Monsoon humidity has taken its toll on interior paintings and woodwork over the years. Some gilt surfaces show their age openly. But the structural bones remain remarkably sound for a building that has weathered more than 380 rainy seasons on the Konkan coast. The walls are thick — built for a tropical climate the Portuguese architects were still learning to respect.
Getting There and Getting In
Old Goa sits about 10 kilometers east of Panaji, the current state capital. Auto rickshaws and taxis make the run frequently, and local buses operate from the Kadamba Bus Stand in Panaji with departures every few minutes during the day. The ride takes roughly 20 to 30 minutes depending on traffic. If you're coming from the beach towns of North or South Goa, budget 45 minutes to an hour.
Entry to Se Cathedral is free. The cathedral opens at 7:30 a.m. and closes by 6 p.m., though mass schedules can affect access to certain areas. Morning visits, particularly on weekdays, offer the quietest experience. By mid-afternoon, tour buses arrive in waves, and the nave fills with the particular hum of guided groups moving through on tight schedules. Come early, and you'll have the echoing space largely to yourself — which is how a building like this deserves to be met.

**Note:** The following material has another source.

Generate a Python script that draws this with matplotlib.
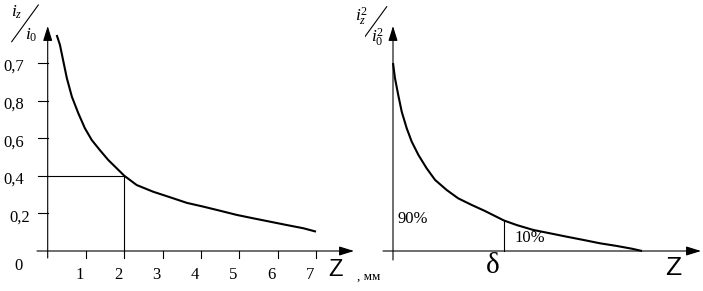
import matplotlib
matplotlib.use("Agg")
import matplotlib.pyplot as plt

plt.rcParams['font.family'] = ['Liberation Serif', 'DejaVu Serif']
plt.rcParams['mathtext.fontset'] = 'custom'
plt.rcParams['mathtext.rm'] = 'Liberation Serif'
plt.rcParams['mathtext.it'] = 'Liberation Serif:italic'

# ---- data ----
left_x = [0.235, 0.32, 0.41, 0.50, 0.63, 0.80, 0.97, 1.15, 1.36, 1.58, 1.80,
          2.0, 2.32, 2.755, 3.19, 3.63, 4.06, 4.50, 4.93, 5.36, 5.80, 6.24,
          6.67, 7.0]
left_y = [1.149, 1.096, 1.007, 0.919, 0.821, 0.732, 0.653, 0.590, 0.537,
          0.484, 0.440, 0.400, 0.351, 0.315, 0.286, 0.256, 0.236, 0.214,
          0.192, 0.174, 0.156, 0.138, 0.121, 0.103]
left_xticks = [1, 2, 3, 4, 5, 6, 7]
left_xticklabels = ['1', '2', '3', '4', '5', '6', '7']
left_yticks = [0.2, 0.4, 0.6, 0.8, 1.0]
left_yticklabels = ['0,2', '0,4', '0,6', '0,8', '0,7']
marker_x = 2.0
marker_y = 0.40

right_x = [0.0, 0.008, 0.021, 0.035, 0.055, 0.075, 0.102, 0.135, 0.169,
           0.216, 0.262, 0.316, 0.369, 0.446, 0.497, 0.563, 0.631, 0.698,
           0.764, 0.831, 0.898, 0.960, 1.0]
right_y = [1.0, 0.919, 0.830, 0.741, 0.653, 0.582, 0.511, 0.440, 0.378,
           0.324, 0.280, 0.245, 0.213, 0.162, 0.138, 0.112, 0.094, 0.076,
           0.059, 0.041, 0.027, 0.012, 0.0]
delta_x = 0.446
delta_y = 0.162

W, H = 703, 291
fig = plt.figure(figsize=(W / 100, H / 100), dpi=100)

# pixel helpers
def lx(p): return (p - 47.7) / 38.33
def rx(p): return (p - 393.0) / 249.0
def yy(p): return (251.0 - p) / 188.0

axL = fig.add_axes([0, 0, 360 / W, 1])
axR = fig.add_axes([365 / W, 0, 338 / W, 1])
axL.set_xlim(lx(0), lx(360)); axL.set_ylim(yy(291), yy(0))
axR.set_xlim(rx(365), rx(703)); axR.set_ylim(yy(291), yy(0))
for a in (axL, axR):
    a.axis('off')

arrow_kw = dict(arrowstyle='-|>,head_length=0.9,head_width=0.28', color='black',
                lw=0.8, shrinkA=0, shrinkB=0, mutation_scale=10)

def axis_arrow(ax, x0, y0, x1, y1):
    ax.annotate('', xy=(x1, y1), xytext=(x0, y0), arrowprops=arrow_kw,
                annotation_clip=False)

# ---- left chart ----
axis_arrow(axL, lx(37), 0, lx(354), 0)
axis_arrow(axL, 0, yy(258), 0, yy(26))
for t in left_xticks:
    axL.plot([t, t], [0, yy(258)], color='black', lw=0.8)
for t in left_yticks:
    axL.plot([lx(38), 0], [t, t], color='black', lw=0.8)
for t, s in zip(left_xticks, left_xticklabels):
    axL.text(t - 0.16, yy(275), s, ha='center', va='center', fontsize=12)
for t, s in zip(left_yticks, left_yticklabels):
    xoff = lx(9) if s == '0,2' else lx(3)
    axL.text(xoff, t - 0.022, s, ha='left', va='center', fontsize=12)
axL.text(lx(18.5), yy(266), '0', ha='center', va='center', fontsize=12)

axL.plot(left_x, left_y, color='black', lw=1.5, solid_capstyle='butt',
         solid_joinstyle='round')
axL.plot([0, marker_x], [marker_y, marker_y], color='black', lw=0.8)
axL.plot([marker_x, marker_x], [0, marker_y], color='black', lw=0.8)

axL.text(lx(335.5), yy(269.5), 'Z', ha='center', va='center', fontsize=17,
         family='Liberation Sans')
axL.text(lx(357), yy(277), ', мм', ha='left', va='center', fontsize=9.5)

axL.plot([lx(11.7), lx(38.3)], [yy(41.7), yy(5)], color='black', lw=0.8)
axL.text(lx(17), yy(12), r'$i_z$', ha='center', va='center', fontsize=12.5)
axL.text(lx(31.5), yy(35), r'$i_0$', ha='center', va='center', fontsize=12.5)

# ---- right chart ----
axis_arrow(axR, rx(383), 0, rx(701), 0)
axis_arrow(axR, 0, yy(260), 0, yy(26))
axR.plot(right_x, right_y, color='black', lw=1.5, solid_capstyle='butt',
         solid_joinstyle='round')
axR.plot([delta_x, delta_x], [0, delta_y], color='black', lw=0.8)

axR.text(rx(397), yy(219), '90%', ha='left', va='center', fontsize=12)
axR.text(rx(514), yy(238), '10%', ha='left', va='center', fontsize=12)
axR.text(rx(493), yy(266), 'δ', ha='center', va='center', fontsize=21)
axR.text(rx(673), yy(268), 'Z', ha='center', va='center', fontsize=19,
         family='Liberation Sans')

axR.plot([rx(356.7), rx(386.7)], [yy(48), yy(6.7)], color='black', lw=0.8)
axR.text(rx(362), yy(16), r'$i_z^2$', ha='center', va='center', fontsize=12.5)
axR.text(rx(378), yy(38), r'$i_0^2$', ha='center', va='center', fontsize=12.5)

fig.savefig('out.png', dpi=100)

The Basilica of Bom Jesus stands just across the square, and several other historic churches and convents cluster within walking distance. Wear comfortable shoes and carry water. Old Goa's heat is insistent, and the complex sprawls more than you'd think.
A Place That Outlasted Its Empire
Se Cathedral exists because of colonial power, and it would be dishonest to separate the architecture from that context. But the building has outlived the empire that built it by more than half a century now. It belongs to Goa — to the parishioners who attend Sunday mass, to the local couples who marry beneath its vaulted ceiling, to the custodians who sweep the nave each morning before the first visitors arrive. Stand in the doorway as the Golden Bell sounds, and you'll understand why this cathedral endures. Not because of what it represents historically, but because of what it has quietly become: a living place, imperfect and irreplaceable, still resonating after all these years.